Frantically, I start firing off texts. I need to get to someone on the inside, fast. Do they know what this is? My head spins, instantly running through every possible scenario: Is this an insecure partner connection that is exposing the organization to a backdoor attack? Is it a phishing website using the company logo? The latter thought ties my stomach into a knot as I reach my contact.

We get on a call with the organization's CSO leadership. I'm cautious, but hopeful as I relay the scare I've just had. We dive through the evidence, sifting through the packet data associated with the transactions. Ouch! We feel the intense sting of raw, exposed data as we see that the logins and passwords were sent in clear text, open to anyone on the internet.

"Is this a program you guys run?" The CSO has the CFO on the phone and neither of them are wasting a second. The question hangs in the air as the culprit of the clear-text credentials becomes crystal clear: It was someone from the upper ranks. A user account with access to sensitive resources was making suspicious requests!

We isolate the device. It's quarantined, and the organization safe for now. We use a firewall on the insecure site, stopping any damage from seeping into the network until we have time to dig deeper.
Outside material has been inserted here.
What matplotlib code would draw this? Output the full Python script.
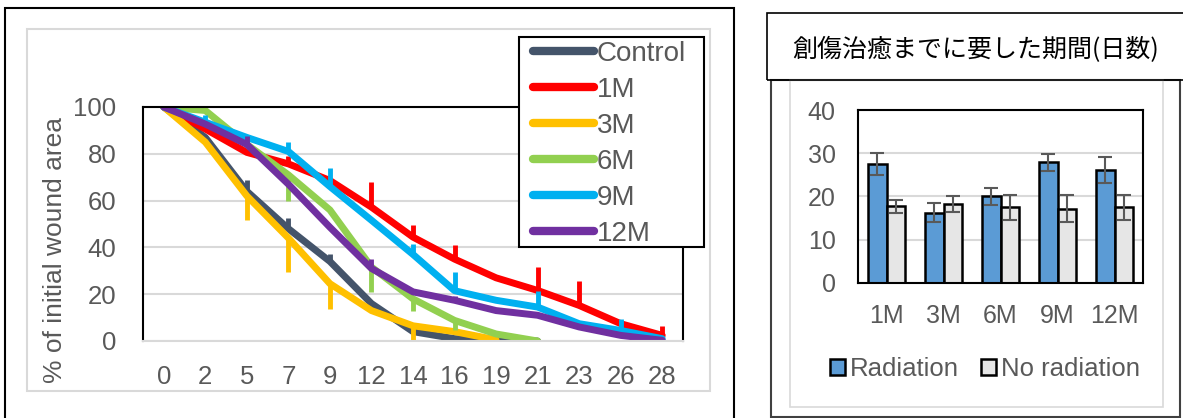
import numpy as np
import matplotlib
matplotlib.use('Agg')
import matplotlib.pyplot as plt
from matplotlib.patches import Rectangle, Patch
from matplotlib.lines import Line2D

plt.rcParams['font.family'] = ['Liberation Sans', 'Noto Sans CJK JP', 'DejaVu Sans']

# ---- data: wound area time course ----
days = ['0', '2', '5', '7', '9', '12', '14', '16', '19', '21', '23', '26', '28']
nan = np.nan
control = [100, 87, 64, 48, 34, 16, 4, 1, 0.3, 0, nan, nan, nan]
m1 = [100, 90.6, 80.6, 75.7, 68.6, 57.2, 44.4, 35, 27, 21.6, 15.2, 7.4, 2.4]
m3 = [100, 85, 62, 44, 24.5, 13, 6.5, 4, 0.5, nan, nan, nan, nan]
m6 = [100, 98.5, 84, 71, 56, 31.6, 18, 8.8, 3, 0, nan, nan, nan]
m9 = [100, 93.5, 87, 81, 66, 51.6, 37, 21.5, 17.4, 14.5, 7.4, 4.5, 1]
m12 = [100, 92.7, 84, 67, 48.6, 31, 21, 17.4, 13, 11, 6, 2.4, 0.3]

# one-sided error bars (minus, plus)
control_err = ([0]*13, [0, 0, 4.6, 4.5, 3, 0, 0, 0, 0, 0, 0, 0, 0])
m1_err = ([0]*13, [0, 0, 0, 3.5, 0, 10.8, 5, 6, 0, 10, 10.3, 0, 3.9])
m3_err = ([0, 0, 10.5, 14.6, 11, 0, 6, 0, 0, 0, 0, 0, 0], [0]*13)
m6_err = ([0, 0, 0, 11, 0, 10.6, 5, 4.3, 0, 0, 0, 0, 0], [0]*13)
m9_err = ([0]*13, [0, 3, 0, 4, 8, 0, 4.5, 8, 0, 7, 0, 5, 0])
m12_err = ([0]*13, [0, 0, 3.8, 0, 0, 4, 0, 2, 0, 0, 0, 0, 0])

series_names = ['Control', '1M', '3M', '6M', '9M', '12M']
series_vals = [control, m1, m3, m6, m9, m12]
series_err = [control_err, m1_err, m3_err, m6_err, m9_err, m12_err]
series_colors = ['#44546A', '#FF0000', '#FFC000', '#92D050', '#00B0F0', '#7030A0']

# ---- data: days to healing ----
groups = ['1M', '3M', '6M', '9M', '12M']
radiation = [27.5, 16.3, 20.0, 27.9, 26.2]
radiation_err = [2.6, 2.3, 2.0, 2.0, 3.0]
no_radiation = [17.7, 18.3, 17.5, 17.2, 17.5]
no_radiation_err = [1.5, 1.9, 2.9, 3.2, 2.9]

W, H = 1183, 418
txt = '#595959'
fig = plt.figure(figsize=(W/100, H/100), dpi=100)


def box(x0, y0, x1, y1):
    return [x0/W, 1-y1/H, (x1-x0)/W, (y1-y0)/H]


def frame(x0, y0, x1, y1, color, lw, fill=None, z=0):
    fig.add_artist(Rectangle((x0/W, 1-y1/H), (x1-x0)/W, (y1-y0)/H, transform=fig.transFigure,
                             fill=fill is not None, facecolor=fill, edgecolor=color,
                             linewidth=lw, zorder=z))


# frames
frame(5, 8, 734, 430, 'black', 1.5)
frame(27, 29, 710, 391, '#D9D9D9', 1.5)
frame(771, 80, 1180, 417, '#404040', 1.5)
frame(790, 80, 1163, 407, '#D9D9D9', 1.2)
frame(767, 13, 1190, 80, 'black', 1.2)

# ---- left: line chart ----
ax1 = fig.add_axes(box(143, 107, 683, 341))
x = np.arange(len(days))
for name, vals, err, c in zip(series_names, series_vals, series_err, series_colors):
    v = np.array(vals, dtype=float)
    ax1.errorbar(x, v, yerr=err, fmt='none', ecolor=c, elinewidth=3.5, capsize=0)
    ax1.plot(x, v, color=c, lw=5, solid_capstyle='round', solid_joinstyle='round', label=name)
ax1.set_xlim(-0.5, len(days)-0.5)
ax1.set_ylim(0, 100)
ax1.set_yticks(range(0, 101, 20))
ax1.set_xticks(x)
ax1.set_xticklabels(days)
ax1.tick_params(length=0, labelsize=18.5, labelcolor=txt)
ax1.tick_params(axis='y', pad=19)
ax1.tick_params(axis='x', pad=17)
ax1.grid(axis='y', color='#D9D9D9', lw=1.5)
ax1.set_axisbelow(True)
for s in ['left', 'top', 'right']:
    ax1.spines[s].set_linewidth(1.5)
ax1.spines['bottom'].set_color('#D9D9D9')
ax1.spines['bottom'].set_linewidth(1.5)
fig.text(55/W, 1-250/H, '% of initial wound area', rotation=90, ha='center', va='center',
         fontsize=19, color=txt)

# legend box (white, covers the plot) and legend entries
frame(519, 37, 704, 247, 'black', 1.5, fill='white', z=4)
handles = [Line2D([], [], color=c, lw=6, solid_capstyle='round') for c in series_colors]
leg = fig.legend(handles, series_names, loc='upper left', bbox_to_anchor=(533/W, 1-41/H),
                 borderaxespad=0, borderpad=0, fontsize=20, labelcolor=txt, handlelength=2.2,
                 handletextpad=0.1, labelspacing=0.36, frameon=False)
leg.set_zorder(5)

# ---- right: bar chart ----
ax2 = fig.add_axes(box(858, 110, 1143, 283))
xb = np.arange(len(groups))
bw = 0.333
ax2.bar(xb-bw/2, radiation, bw, color='#5B9BD5', edgecolor='black', lw=1.8, zorder=2)
ax2.bar(xb+bw/2, no_radiation, bw, color='#E6E6E6', edgecolor='black', lw=1.8, zorder=2)
ax2.errorbar(xb-bw/2, radiation, yerr=radiation_err, fmt='none', ecolor=txt, elinewidth=1.5,
             capsize=4.7, capthick=1.5, zorder=3)
ax2.errorbar(xb+bw/2, no_radiation, yerr=no_radiation_err, fmt='none', ecolor=txt,
             elinewidth=1.5, capsize=4.7, capthick=1.5, zorder=3)
ax2.set_xlim(-0.5, len(groups)-0.5)
ax2.set_ylim(0, 40)
ax2.set_yticks(range(0, 41, 10))
ax2.set_xticks(xb)
ax2.set_xticklabels(groups)
ax2.tick_params(length=0, labelsize=18, labelcolor=txt)
ax2.tick_params(axis='y', pad=16)
ax2.tick_params(axis='x', pad=15)
ax2.grid(axis='y', color='#D9D9D9', lw=1.5)
ax2.set_axisbelow(True)
for s in ax2.spines.values():
    s.set_linewidth(1.5)

fig.text(976/W, 1-50/H, '創傷治癒までに要した期間(日数)', ha='center', va='center',
         fontsize=18, color='black', family=['Noto Sans CJK JP', 'DejaVu Sans'])

bh = [Patch(facecolor='#5B9BD5', edgecolor='black', lw=1.8),
      Patch(facecolor='#E6E6E6', edgecolor='black', lw=1.8)]
fig.legend(bh, ['Radiation', 'No radiation'], loc='center', ncol=2,
           bbox_to_anchor=(985/W, 1-369/H), frameon=False, fontsize=18.5, labelcolor=txt,
           handlelength=0.6, handleheight=0.6, handletextpad=0.2, columnspacing=0.85)

fig.savefig('out.png', dpi=100)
I finish the investigation with a quick scour of the records in Reveal(x), and find that multiple client connections were made to the site. The firewall should hold it for now.

The coming days are still filled with questions, with a list of potential monsters that could have caused our distress. A partner with extremely poor security practices, or widely feared malware with a credential harvesting campaign—these are the things that go bump in the network.

Weary from the trials of the day, we rest for the night, knowing that we'd done our job keeping the attackers at bay.